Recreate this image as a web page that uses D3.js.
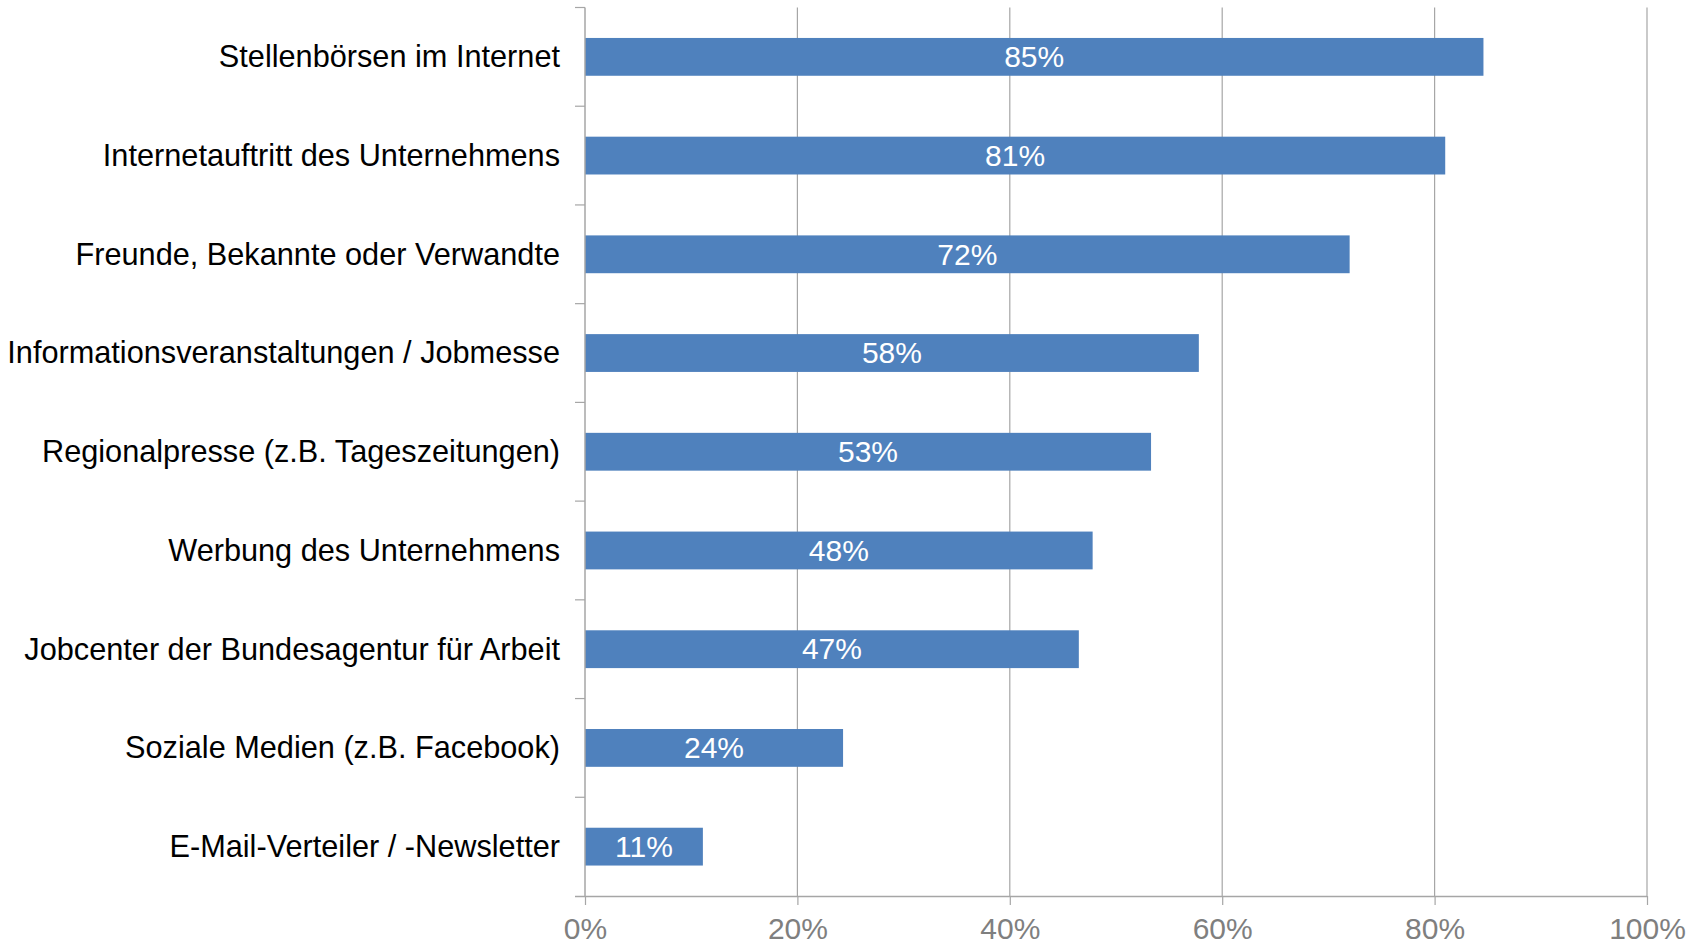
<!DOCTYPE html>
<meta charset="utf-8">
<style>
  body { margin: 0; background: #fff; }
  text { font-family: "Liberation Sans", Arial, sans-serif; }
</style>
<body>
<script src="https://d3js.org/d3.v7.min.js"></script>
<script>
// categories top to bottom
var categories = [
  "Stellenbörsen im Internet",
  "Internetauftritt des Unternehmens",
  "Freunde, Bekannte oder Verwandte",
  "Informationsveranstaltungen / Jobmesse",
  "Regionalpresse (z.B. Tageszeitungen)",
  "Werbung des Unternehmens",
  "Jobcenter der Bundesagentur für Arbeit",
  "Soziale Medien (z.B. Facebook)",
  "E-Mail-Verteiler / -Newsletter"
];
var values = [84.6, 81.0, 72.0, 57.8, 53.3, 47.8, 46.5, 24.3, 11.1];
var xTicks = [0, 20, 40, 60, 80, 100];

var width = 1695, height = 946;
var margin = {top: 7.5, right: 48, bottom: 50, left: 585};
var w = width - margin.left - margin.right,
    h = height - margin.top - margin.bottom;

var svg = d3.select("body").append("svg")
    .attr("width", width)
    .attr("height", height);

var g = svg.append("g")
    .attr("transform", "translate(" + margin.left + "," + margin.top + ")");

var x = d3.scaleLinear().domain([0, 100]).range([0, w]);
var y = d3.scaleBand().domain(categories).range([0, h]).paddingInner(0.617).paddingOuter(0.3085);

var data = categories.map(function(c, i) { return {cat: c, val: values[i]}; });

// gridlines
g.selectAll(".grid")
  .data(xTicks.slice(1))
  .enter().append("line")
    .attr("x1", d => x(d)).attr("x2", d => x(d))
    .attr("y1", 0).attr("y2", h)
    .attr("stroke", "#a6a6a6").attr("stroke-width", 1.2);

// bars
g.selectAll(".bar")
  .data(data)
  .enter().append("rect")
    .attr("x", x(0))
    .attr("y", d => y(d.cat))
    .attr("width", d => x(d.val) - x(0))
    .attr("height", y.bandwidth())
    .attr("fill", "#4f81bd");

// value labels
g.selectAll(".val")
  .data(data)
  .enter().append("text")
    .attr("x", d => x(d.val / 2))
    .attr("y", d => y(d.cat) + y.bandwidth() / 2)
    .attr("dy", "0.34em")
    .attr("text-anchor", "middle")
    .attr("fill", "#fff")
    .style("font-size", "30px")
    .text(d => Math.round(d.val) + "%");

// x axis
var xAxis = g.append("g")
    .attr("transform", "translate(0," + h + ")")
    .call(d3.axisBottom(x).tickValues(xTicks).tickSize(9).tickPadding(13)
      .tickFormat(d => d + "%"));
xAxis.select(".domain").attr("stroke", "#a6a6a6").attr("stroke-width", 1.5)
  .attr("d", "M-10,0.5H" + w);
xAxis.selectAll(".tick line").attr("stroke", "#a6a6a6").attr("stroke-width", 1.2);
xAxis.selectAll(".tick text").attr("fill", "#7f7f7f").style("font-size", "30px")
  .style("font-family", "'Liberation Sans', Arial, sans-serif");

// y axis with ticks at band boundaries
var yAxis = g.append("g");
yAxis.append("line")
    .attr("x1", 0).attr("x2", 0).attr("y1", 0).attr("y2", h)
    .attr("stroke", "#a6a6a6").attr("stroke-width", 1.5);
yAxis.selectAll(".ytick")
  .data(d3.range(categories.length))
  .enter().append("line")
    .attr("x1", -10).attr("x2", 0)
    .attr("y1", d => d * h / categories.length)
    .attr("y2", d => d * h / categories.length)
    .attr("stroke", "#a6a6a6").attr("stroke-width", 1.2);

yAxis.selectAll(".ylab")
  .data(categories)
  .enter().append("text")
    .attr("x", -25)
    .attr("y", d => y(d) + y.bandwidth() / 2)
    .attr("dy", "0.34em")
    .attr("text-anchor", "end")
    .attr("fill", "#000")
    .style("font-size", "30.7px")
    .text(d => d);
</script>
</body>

▶ **Given instruction**
Leave out the pictures, then repeat the listing above exactly from its first line to the line with "var xTicks = [0, 20, 40, 60, 80, 100];", inclusive.

▶ **Final result**
Recreate this image as a web page that uses D3.js.
<!DOCTYPE html>
<meta charset="utf-8">
<style>
  body { margin: 0; background: #fff; }
  text { font-family: "Liberation Sans", Arial, sans-serif; }
</style>
<body>
<script src="https://d3js.org/d3.v7.min.js"></script>
<script>
// categories top to bottom
var categories = [
  "Stellenbörsen im Internet",
  "Internetauftritt des Unternehmens",
  "Freunde, Bekannte oder Verwandte",
  "Informationsveranstaltungen / Jobmesse",
  "Regionalpresse (z.B. Tageszeitungen)",
  "Werbung des Unternehmens",
  "Jobcenter der Bundesagentur für Arbeit",
  "Soziale Medien (z.B. Facebook)",
  "E-Mail-Verteiler / -Newsletter"
];
var values = [84.6, 81.0, 72.0, 57.8, 53.3, 47.8, 46.5, 24.3, 11.1];
var xTicks = [0, 20, 40, 60, 80, 100];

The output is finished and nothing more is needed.